Voltage Drop Calculator: Everything You Need to Know
The Voltage Drop Calculator helps engineers, electricians, and contractors determine how much voltage is lost in an electrical circuit due to conductor resistance and reactance. Voltage drop occurs naturally when current flows through a wire, and excessive drop can cause motors, lights, and appliances to operate inefficiently or even fail. Understanding voltage drop is crucial for safe, efficient, and code-compliant installations.
What is Voltage Drop?
Voltage drop refers to the reduction in voltage along the length of a conductor from the source to the load. It happens because every conductor has resistance, which converts some electrical energy into heat as current passes through it. For long runs or high-current circuits, this drop can become significant, affecting performance.
Voltage Drop Formula
Single-phase: VD = 2 × L × I × (R × cosφ + X × sinφ) / 1000 Three-phase: VD = √3 × L × I × (R × cosφ + X × sinφ) / 1000 Where: L = length (m), I = current (A), R = resistance (Ω/m), X = reactance (Ω/m), φ = phase angle from power factor
The voltage drop percentage is calculated as:Voltage Drop % = (VD / Source Voltage) × 100
Why Voltage Drop Matters
- Reduces efficiency of motors and lighting systems.
- Causes overheating in wires and terminals.
- Can lead to low-voltage operation and premature equipment failure.
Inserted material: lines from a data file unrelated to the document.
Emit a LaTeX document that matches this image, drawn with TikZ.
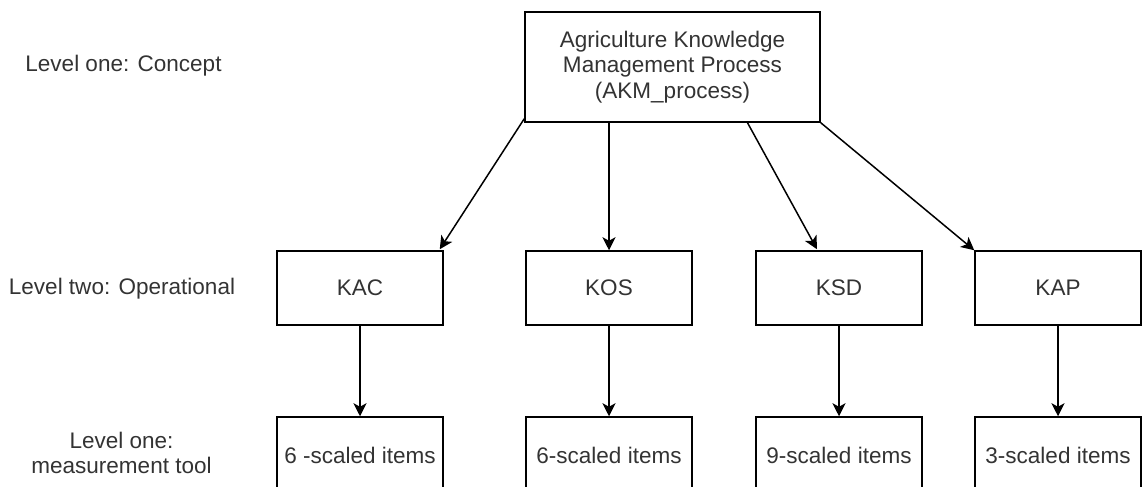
\documentclass[tikz,border=0pt]{standalone}
\usepackage{fontspec}
\setmainfont{Liberation Sans}
\usetikzlibrary{arrows.meta,calc}
\begin{document}
\begin{tikzpicture}[x=1bp,y=-1bp,
  txt/.style={text=black!80, font=\fontsize{22.6}{25.5}\selectfont, align=center},
  box/.style={txt, draw=black, line width=1.5bp, inner sep=0pt,
    minimum width=166bp, minimum height=74bp},
  lvl/.style={txt, inner sep=0pt},
  link/.style={draw=black, line width=1.5bp,
    -{Stealth[length=13bp,width=13bp,inset=3.5bp]}}]
  \useasboundingbox (0,0) rectangle (1142,487);
  \clip (0,0) rectangle (1142,487);

  % level labels on the left
  \node[lvl] (l1) at (123.5,66) {Level one: Concept};
  \node[lvl] (l2) at (122,289) {Level two: Operational};
  \node[lvl] (l3) at (121.5,453) {Level one:\\measurement tool};

  % concept
  \node[box, minimum width=295bp, minimum height=110bp] (top) at (672.5,67)
    {Agriculture Knowledge\\Management Process\\(AKM\_process)};

  % operational constructs
  \node[box] (kac) at (360,288) {KAC};
  \node[box] (kos) at (609,288) {KOS};
  \node[box] (ksd) at (839,288) {KSD};
  \node[box] (kap) at (1058,288) {KAP};

  % measurement items
  \node[box, minimum height=76bp] (m1) at (360,455) {6 -scaled items};
  \node[box, minimum height=76bp] (m2) at (609,455) {6-scaled items};
  \node[box, minimum height=76bp] (m3) at (839,455) {9-scaled items};
  \node[box, minimum height=76bp] (m4) at (1058,455) {3-scaled items};

  % concept to constructs
  \draw[link] ($(top.south west)+(0,-4)$) -- ($(kac.north east)+(-4,-1)$);
  \draw[link] (top.south -| kos.north) -- (kos.north);
  \draw[link] ($(top.south)+(75,0)$) -- ($(ksd.north)+(-22,-1)$);
  \draw[link] (top.south east) -- (kap.north west);

  % constructs to items
  \draw[link] (kac.south) -- (m1.north);
  \draw[link] (kos.south) -- (m2.north);
  \draw[link] (ksd.south) -- (m3.north);
  \draw[link] (kap.south) -- (m4.north);
\end{tikzpicture}
\end{document}
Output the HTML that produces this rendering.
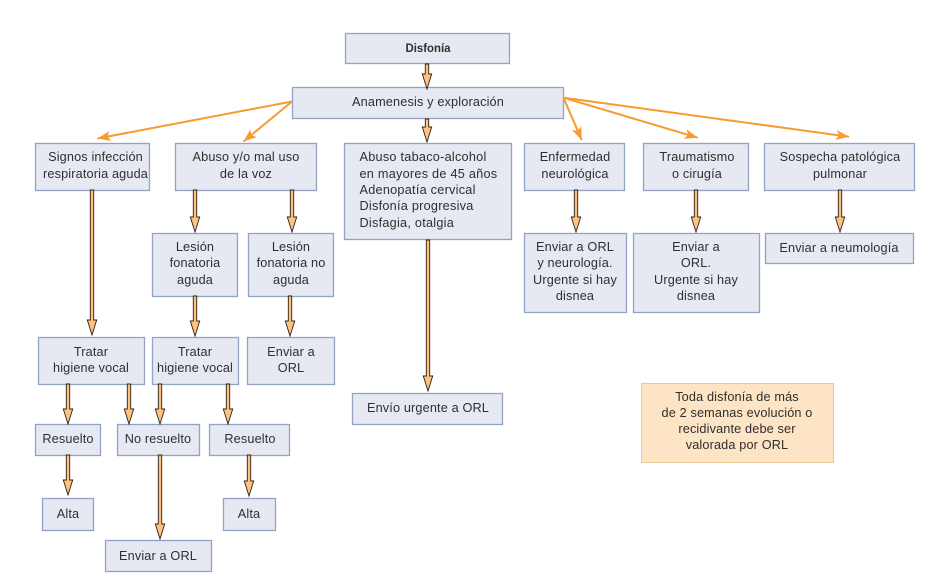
<!DOCTYPE html>
<html lang="es"><head><meta charset="utf-8"><title>Disfonía</title>
<style>
html,body{margin:0;padding:0;background:#fff}
svg{display:block}
text{font-family:"Liberation Sans",sans-serif;font-size:12.7px;letter-spacing:.15px;fill:#2f2f2f;text-anchor:middle}
.l{text-anchor:start;letter-spacing:.25px}
.b{fill:#e6e9f1;stroke:#93a3c6;stroke-width:1.3}
.n{fill:#fce4c4;stroke:#e8c89a;stroke-width:1}
.a{fill:#fdc27e;stroke:#2a211a;stroke-width:.9}
.o{fill:none;stroke:#f79a30;stroke-width:2}
</style></head><body>
<svg width="937" height="588" viewBox="0 0 937 588" xmlns="http://www.w3.org/2000/svg">
<defs><marker id="h" markerUnits="userSpaceOnUse" markerWidth="16" markerHeight="12" refX="14" refY="6" orient="auto" overflow="visible"><path d="M14 6L1 1L4 6L1 11z" fill="#f79a30"/></marker></defs>
<rect width="937" height="588" fill="#fff"/>
<g>
<rect class="b" x="345.500" y="33.500" width="164" height="30"/>
<rect class="b" x="292.500" y="87.500" width="271" height="31"/>
<rect class="b" x="35.500" y="143.500" width="114" height="47"/>
<rect class="b" x="175.500" y="143.500" width="141" height="47"/>
<rect class="b" x="344.500" y="143.500" width="167" height="96"/>
<rect class="b" x="524.500" y="143.500" width="100" height="47"/>
<rect class="b" x="643.500" y="143.500" width="105" height="47"/>
<rect class="b" x="764.500" y="143.500" width="150" height="47"/>
<rect class="b" x="152.500" y="233.500" width="85" height="63"/>
<rect class="b" x="248.500" y="233.500" width="85" height="63"/>
<rect class="b" x="524.500" y="233.500" width="102" height="79"/>
<rect class="b" x="633.500" y="233.500" width="126" height="79"/>
<rect class="b" x="765.500" y="233.500" width="148" height="30"/>
<rect class="b" x="38.500" y="337.500" width="106" height="47"/>
<rect class="b" x="152.500" y="337.500" width="86" height="47"/>
<rect class="b" x="247.500" y="337.500" width="87" height="47"/>
<rect class="b" x="35.500" y="424.500" width="65" height="31"/>
<rect class="b" x="117.500" y="424.500" width="82" height="31"/>
<rect class="b" x="209.500" y="424.500" width="80" height="31"/>
<rect class="b" x="42.500" y="498.500" width="51" height="32"/>
<rect class="b" x="223.500" y="498.500" width="52" height="32"/>
<rect class="b" x="105.500" y="540.500" width="106" height="31"/>
<rect class="b" x="352.500" y="393.500" width="150" height="31"/>
<rect class="n" x="641.500" y="383.500" width="192" height="79"/>
</g>
<g>
<path class="o" marker-end="url(#h)" d="M292 101.500L97.500 138.500"/>
<path class="o" marker-end="url(#h)" d="M292 101.500L243.500 141.500"/>
<path class="o" marker-end="url(#h)" d="M563.500 97.700L581.700 140"/>
<path class="o" marker-end="url(#h)" d="M563.500 97.700L697.700 137.700"/>
<path class="o" marker-end="url(#h)" d="M563.500 97.700L849 136.700"/>
</g>
<g>
<path class="a" d="M425.300 64h3.400V74h3l-4.700 15l-4.700 -15h3z"/>
<path class="a" d="M425.300 119h3.400V127h3l-4.700 15l-4.700 -15h3z"/>
<path class="a" d="M90.300 190h3.400V320h3l-4.700 15l-4.700 -15h3z"/>
<path class="a" d="M193.300 190h3.400V217h3l-4.700 15l-4.700 -15h3z"/>
<path class="a" d="M290.300 190h3.400V217h3l-4.700 15l-4.700 -15h3z"/>
<path class="a" d="M193.300 296h3.400V321h3l-4.700 15l-4.700 -15h3z"/>
<path class="a" d="M288.300 296h3.400V321h3l-4.700 15l-4.700 -15h3z"/>
<path class="a" d="M426.300 240h3.400V376h3l-4.700 15l-4.700 -15h3z"/>
<path class="a" d="M574.300 190h3.400V217h3l-4.700 15l-4.700 -15h3z"/>
<path class="a" d="M694.300 190h3.400V217h3l-4.700 15l-4.700 -15h3z"/>
<path class="a" d="M838.300 190h3.400V217h3l-4.700 15l-4.700 -15h3z"/>
<path class="a" d="M66.300 384h3.400V409h3l-4.700 15l-4.700 -15h3z"/>
<path class="a" d="M127.300 384h3.400V409h3l-4.700 15l-4.700 -15h3z"/>
<path class="a" d="M158.300 384h3.400V409h3l-4.700 15l-4.700 -15h3z"/>
<path class="a" d="M226.300 384h3.400V409h3l-4.700 15l-4.700 -15h3z"/>
<path class="a" d="M66.300 455h3.400V480h3l-4.700 15l-4.700 -15h3z"/>
<path class="a" d="M158.300 455h3.400V524h3l-4.700 15l-4.700 -15h3z"/>
<path class="a" d="M247.300 455h3.400V481h3l-4.700 15l-4.700 -15h3z"/>
</g>
<g>
<text x="428" y="52" style="font-weight:bold;font-size:11.5px;letter-spacing:0" textLength="45" lengthAdjust="spacingAndGlyphs">Disfonía</text>
<text x="428" y="106" textLength="152" lengthAdjust="spacingAndGlyphs">Anamenesis y exploración</text>
<text x="95.500" y="161">Signos infección</text>
<text x="95.500" y="178">respiratoria aguda</text>
<text x="246" y="161">Abuso y/o mal uso</text>
<text x="246" y="178">de la voz</text>
<text class="l" x="359.500" y="161">Abuso tabaco-alcohol</text>
<text class="l" x="359.500" y="178">en mayores de 45 años</text>
<text class="l" x="359.500" y="194">Adenopatía cervical</text>
<text class="l" x="359.500" y="210">Disfonía progresiva</text>
<text class="l" x="359.500" y="227">Disfagia, otalgia</text>
<text x="575" y="161">Enfermedad</text>
<text x="575" y="178">neurológica</text>
<text x="697" y="161">Traumatismo</text>
<text x="697" y="178">o cirugía</text>
<text x="840" y="161">Sospecha patológica</text>
<text x="840" y="178">pulmonar</text>
<text x="195" y="251">Lesión</text>
<text x="195" y="267">fonatoria</text>
<text x="195" y="284">aguda</text>
<text x="291" y="251">Lesión</text>
<text x="291" y="267">fonatoria no</text>
<text x="291" y="284">aguda</text>
<text x="575" y="251">Enviar a ORL</text>
<text x="575" y="267">y neurología.</text>
<text x="575" y="284">Urgente si hay</text>
<text x="575" y="300">disnea</text>
<text x="696" y="251">Enviar a</text>
<text x="696" y="267">ORL.</text>
<text x="696" y="284">Urgente si hay</text>
<text x="696" y="300">disnea</text>
<text x="839" y="252">Enviar a neumología</text>
<text x="91" y="356">Tratar</text>
<text x="91" y="372">higiene vocal</text>
<text x="195" y="356">Tratar</text>
<text x="195" y="372">higiene vocal</text>
<text x="291" y="356">Enviar a</text>
<text x="291" y="372">ORL</text>
<text x="68" y="443">Resuelto</text>
<text x="158" y="443">No resuelto</text>
<text x="250" y="443">Resuelto</text>
<text x="68" y="518">Alta</text>
<text x="249" y="518">Alta</text>
<text x="158" y="560">Enviar a ORL</text>
<text x="428" y="412">Envío urgente a ORL</text>
<text x="737" y="401">Toda disfonía de más</text>
<text x="737" y="417">de 2 semanas evolución o</text>
<text x="737" y="433">recidivante debe ser</text>
<text x="737" y="449">valorada por ORL</text>
</g>
</svg>
</body></html>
- Violates NEC and IEC code requirements in extreme cases.
NEC Recommended Limits
- Branch circuits: ≤ 3% voltage drop.
- Feeder circuits: ≤ 3% voltage drop.
- Total combined drop: ≤ 5% for entire system.
Copper vs. Aluminum Wires
Copper has lower resistance than aluminum, resulting in smaller voltage drops and smaller conductor sizes for the same current. However, aluminum is lighter and cheaper, often used for longer feeder runs where voltage drop is managed by design.
Factors Affecting Voltage Drop
- Conductor size and material (copper or aluminum)
- Conduit material (steel increases reactance)
- Power factor (lower PF increases drop)
- Current load and circuit length
- Ambient temperature and conductor grouping
Example Calculation
Suppose a 120V single-phase copper circuit carries 10A over 100m with R = 0.00051 Ω/m and X = 0.00008 Ω/m at PF 0.85.
VD = 2 × 100 × 10 × (0.00051 × 0.85 + 0.00008 × sin(cos⁻¹(0.85))) VD ≈ 1.06 V Voltage Drop % = (1.06 / 120) × 100 = 0.88%
This means the load receives approximately 118.94V — well within acceptable limits.
Tips to Reduce Voltage Drop
- Increase conductor size (lower resistance).
- Use copper instead of aluminum for critical loads.
- Reduce circuit length by moving sources closer to loads.
- Improve power factor using capacitors.
- Distribute loads evenly across multiple circuits.
Applications
- Building wiring design
- Solar PV array installations
- Industrial feeders and motors
- Marine and RV electrical systems
- Battery and DC circuit analysis
FAQs
Q: What is an acceptable voltage drop?
For most circuits, a total drop below 5% is ideal per NEC guidelines.
Q: Does AC or DC make a difference?
Yes. AC circuits experience both resistive and reactive drops, while DC circuits have only resistance losses.
Q: Should I include return path distance?
Always use round-trip distance (outgoing and return) for accurate results in single-phase and DC circuits.